低透气性煤层群煤与瓦斯共采中的高位环形裂隙体

摘要

以顾桥煤矿1115(1)工作面为试验点,运用国际先进的岩层应力、位移、孔隙流压等实时监测手段,围岩变形与水、气耦合的COSFLOW数值模拟技术以及研究采动区流场特征的CFD模拟技术,系统研究并基本掌握了11号煤层深部煤层开采过程中的围岩应力场、裂隙场以及瓦斯流动场之间的动态变化规律.研究表明,采动支承压力影响范围可达300 m,覆岩运动和采动裂隙发育范围在工作面后方170 m以内,170 m以后采动裂隙基本压实,采动裂隙发育高度以及孔隙流压明显降低的高度可达145 m.在此基础上判别了1115(1)工作面上覆煤层群瓦斯高效抽采范围,并初步建立了低透气性煤层群瓦斯高效抽采的高位环形裂隙体及其判别方法,为煤与瓦斯共采理论发展以及工程实践提供了一套新的科学研究方法和工程设计手段.%Presented key results from a recent comprehensive research programme based on integrated field monitoring of mining induced overburden displacement,stress and pore pressure changes at the longwall panel 1115 (1) of the Guqiao Coal Mine,and coupled modelling of strata and fluid behaviours using COSFLOW software,and gas flow simulations at the longwall panel with CFD software.
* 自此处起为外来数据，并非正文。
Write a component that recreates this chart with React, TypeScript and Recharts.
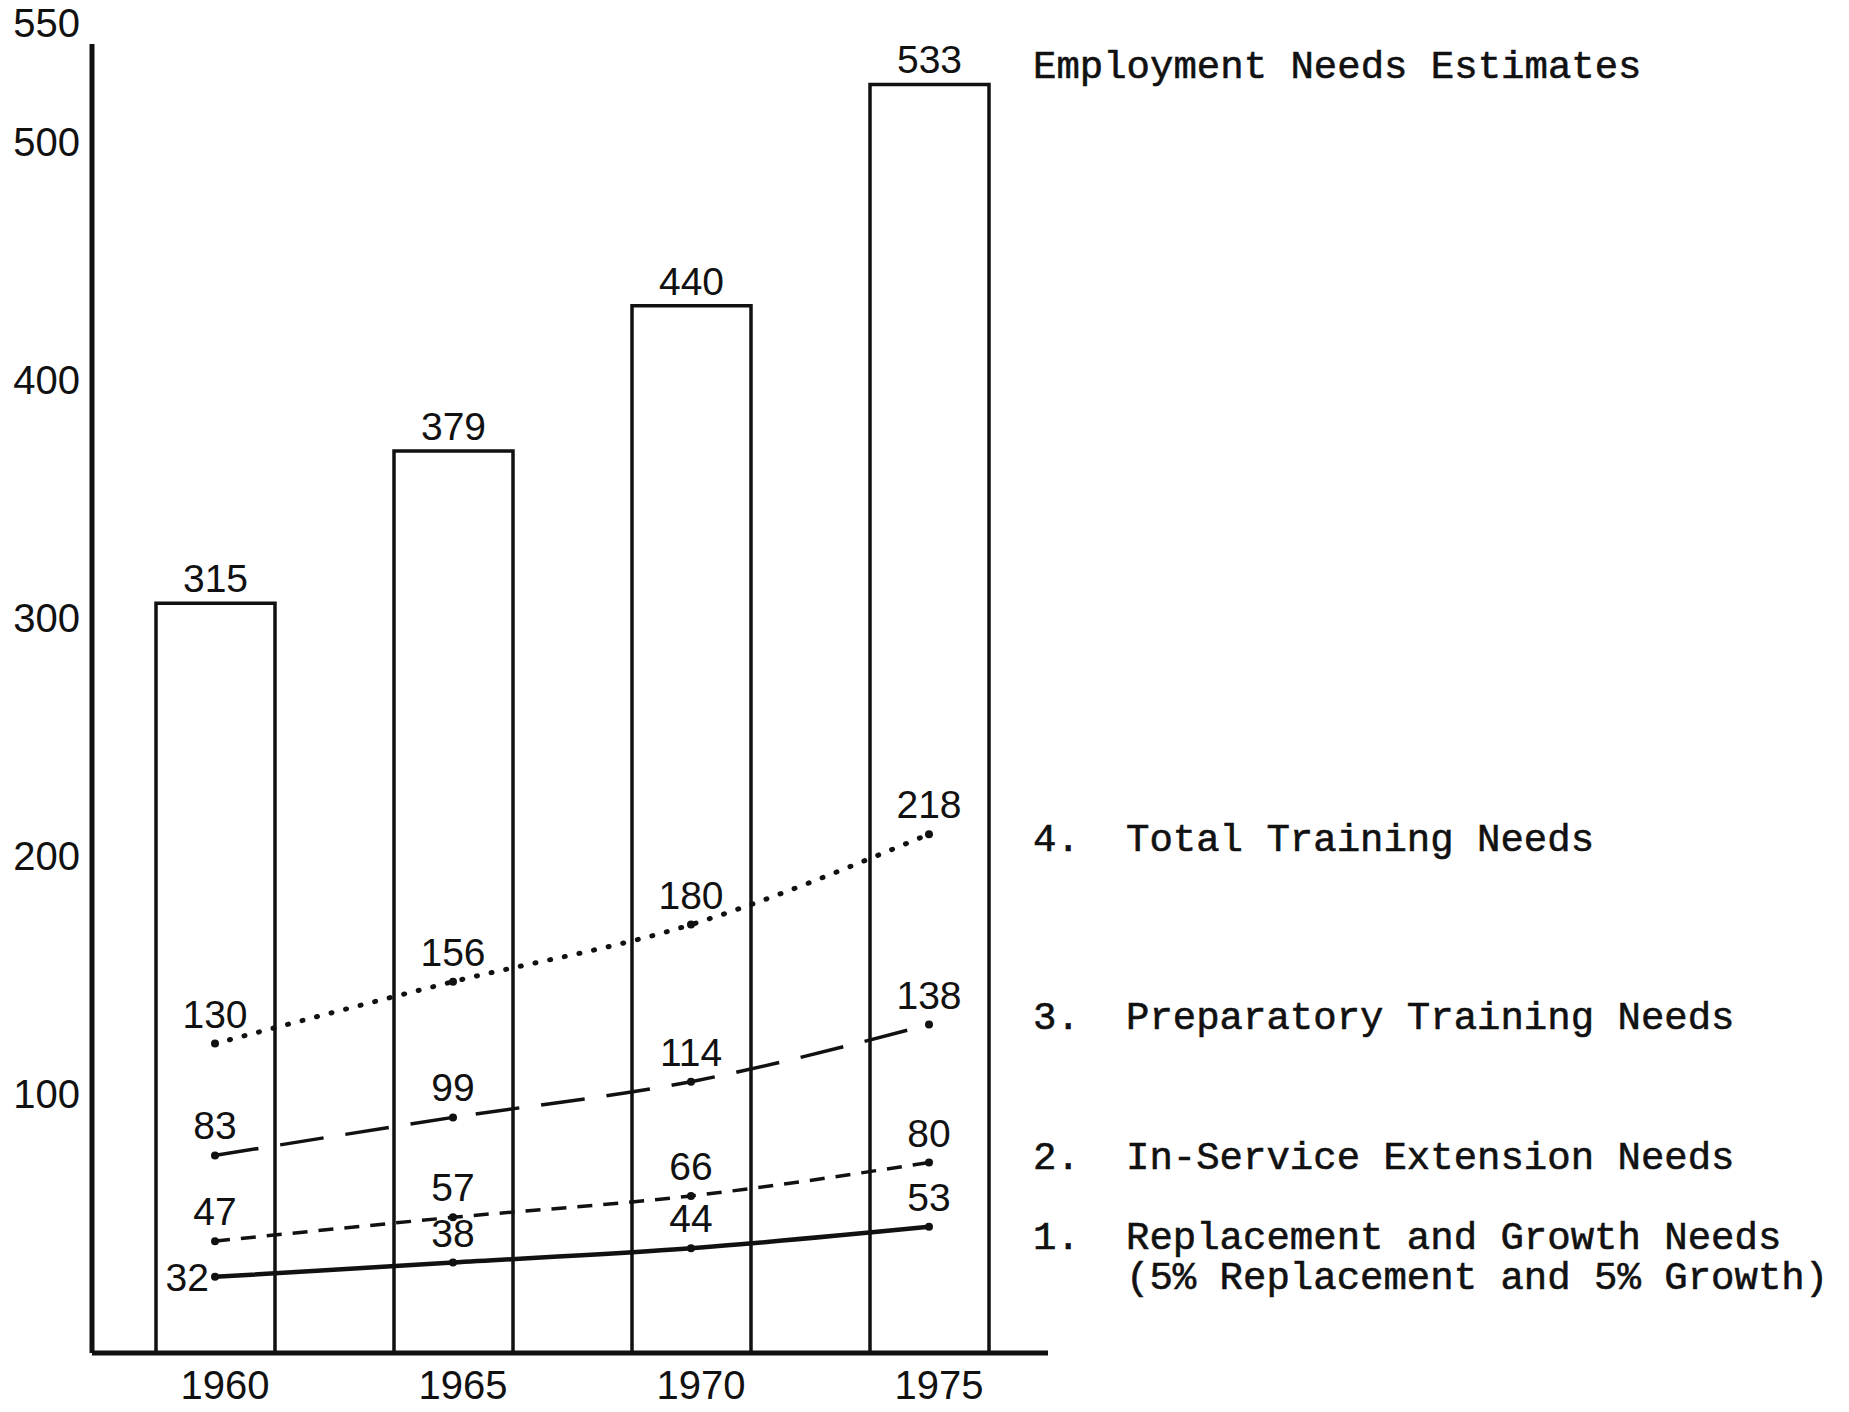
import { ComposedChart, Bar, Line, XAxis, YAxis, LabelList } from "recharts"

const years = ["1960", "1965", "1970", "1975"]
const employmentNeeds = [315, 379, 440, 533]
const totalTraining = [130, 156, 180, 218]
const preparatoryTraining = [83, 99, 114, 138]
const inServiceExtension = [47, 57, 66, 80]
const replacementGrowth = [32, 38, 44, 53]
const yTicks = [100, 200, 300, 400, 500, 550]

const data = years.map((year, i) => ({
  year,
  employment: employmentNeeds[i],
  total: totalTraining[i],
  preparatory: preparatoryTraining[i],
  inService: inServiceExtension[i],
  replacement: replacementGrowth[i],
}))

const W = 1849
const H = 1412
const sans = "'Liberation Sans', Arial, sans-serif"
const mono = "'Liberation Mono', 'Courier New', monospace"
const ink = "#111"

function YTick({ x, y, payload }: any) {
  return (
    <text x={x} y={y - 7} textAnchor="end" fontFamily={sans} fontSize={40} fill={ink}>
      {payload.value}
    </text>
  )
}

function XTick({ x, y, payload }: any) {
  return (
    <text x={x + 10} y={y + 44} textAnchor="middle" fontFamily={sans} fontSize={40} fill={ink}>
      {payload.value}
    </text>
  )
}

// point labels sit above the dot; the first solid-line label sits to its left
function pointLabel(leftFirst: boolean) {
  return ({ x, y, value, index }: any) => {
    if (leftFirst && index === 0) {
      return (
        <text x={x - 6} y={y + 14} textAnchor="end" fontFamily={sans} fontSize={39} fill={ink}>
          {value}
        </text>
      )
    }
    return (
      <text x={x} y={y - 16} textAnchor="middle" fontFamily={sans} fontSize={39} fill={ink}>
        {value}
      </text>
    )
  }
}

const dot = { r: 4, fill: ink, stroke: ink, strokeWidth: 0 }

export default function App() {
  return (
    <div style={{ position: "relative", width: W, height: H, background: "#fff" }}>
      <style>{`body{margin:0}`}</style>
      <ComposedChart
        width={W}
        height={H}
        data={data}
        margin={{ top: 44, right: 801, left: 0, bottom: 0 }}
      >
        <XAxis
          dataKey="year"
          height={59}
          padding={{ left: 4, right: 0 }}
          tickLine={false}
          tickSize={0}
          axisLine={{ stroke: ink, strokeWidth: 5 }}
          tick={<XTick />}
        />
        <YAxis
          width={92}
          domain={[0, 550]}
          ticks={yTicks}
          tickLine={false}
          tickSize={0}
          tickMargin={12}
          axisLine={{ stroke: ink, strokeWidth: 5 }}
          tick={<YTick />}
        />
        <Bar
          dataKey="employment"
          barSize={119}
          fill="#fff"
          stroke={ink}
          strokeWidth={3.5}
          isAnimationActive={false}
        >
          <LabelList
            dataKey="employment"
            position="top"
            offset={11}
            fill={ink}
            fontFamily={sans}
            fontSize={39}
          />
        </Bar>
        <Line
          dataKey="total"
          type="monotone"
          stroke={ink}
          strokeWidth={5}
          strokeDasharray="1 14"
          strokeLinecap="round"
          dot={dot}
          isAnimationActive={false}
        >
          <LabelList dataKey="total" content={pointLabel(false)} />
        </Line>
        <Line
          dataKey="preparatory"
          type="monotone"
          stroke={ink}
          strokeWidth={3.5}
          strokeDasharray="44 22"
          dot={dot}
          isAnimationActive={false}
        >
          <LabelList dataKey="preparatory" content={pointLabel(false)} />
        </Line>
        <Line
          dataKey="inService"
          type="monotone"
          stroke={ink}
          strokeWidth={3.5}
          strokeDasharray="15 11"
          dot={dot}
          isAnimationActive={false}
        >
          <LabelList dataKey="inService" content={pointLabel(false)} />
        </Line>
        <Line
          dataKey="replacement"
          type="monotone"
          stroke={ink}
          strokeWidth={4.5}
          dot={dot}
          isAnimationActive={false}
        >
          <LabelList dataKey="replacement" content={pointLabel(true)} />
        </Line>
      </ComposedChart>

      <svg
        width={W}
        height={H}
        style={{ position: "absolute", left: 0, top: 0, pointerEvents: "none" }}
        fontFamily={mono}
        fontSize={39}
        fill={ink}
        stroke={ink}
        strokeWidth={0.6}
      >
        <text x={1033} y={78}>Employment Needs Estimates</text>
        <text x={1033} y={851}>4.</text>
        <text x={1126} y={851}>Total Training Needs</text>
        <text x={1033} y={1029}>3.</text>
        <text x={1126} y={1029}>Preparatory Training Needs</text>
        <text x={1033} y={1169}>2.</text>
        <text x={1126} y={1169}>In-Service Extension Needs</text>
        <text x={1033} y={1249}>1.</text>
        <text x={1126} y={1249}>Replacement and Growth Needs</text>
        <text x={1126} y={1289}>(5% Replacement and 5% Growth)</text>
      </svg>
    </div>
  )
}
Studied and got the complex dynamics of the interaction between mining induced strata stress changes,fractures,gas flow patterns. The results show that effective range of abutment pressure by mining can reach near 300 m, the range of overburden strata movement and mining-induced fractures area is within 170 m after working face, and beyond the range the fractures are generally compacted, development height for mining-induced fractures of overburden rock and the height of crack zone with flowing pressure dropping remarkablely both can reach 145 m. Based on these, methane drainage scope with high efficiency in overlying coal seam group of working face 1115 (1)were obtained, and a new concept that a circular overlying zone existed at the longwall panel for efficient methane capture, and a practical method that helped define the geometry and boundary of this zone. The outputs of the research programme provide a unique methodology and a set of engineering priciples of planning for optimal co-extraction of coal and methane.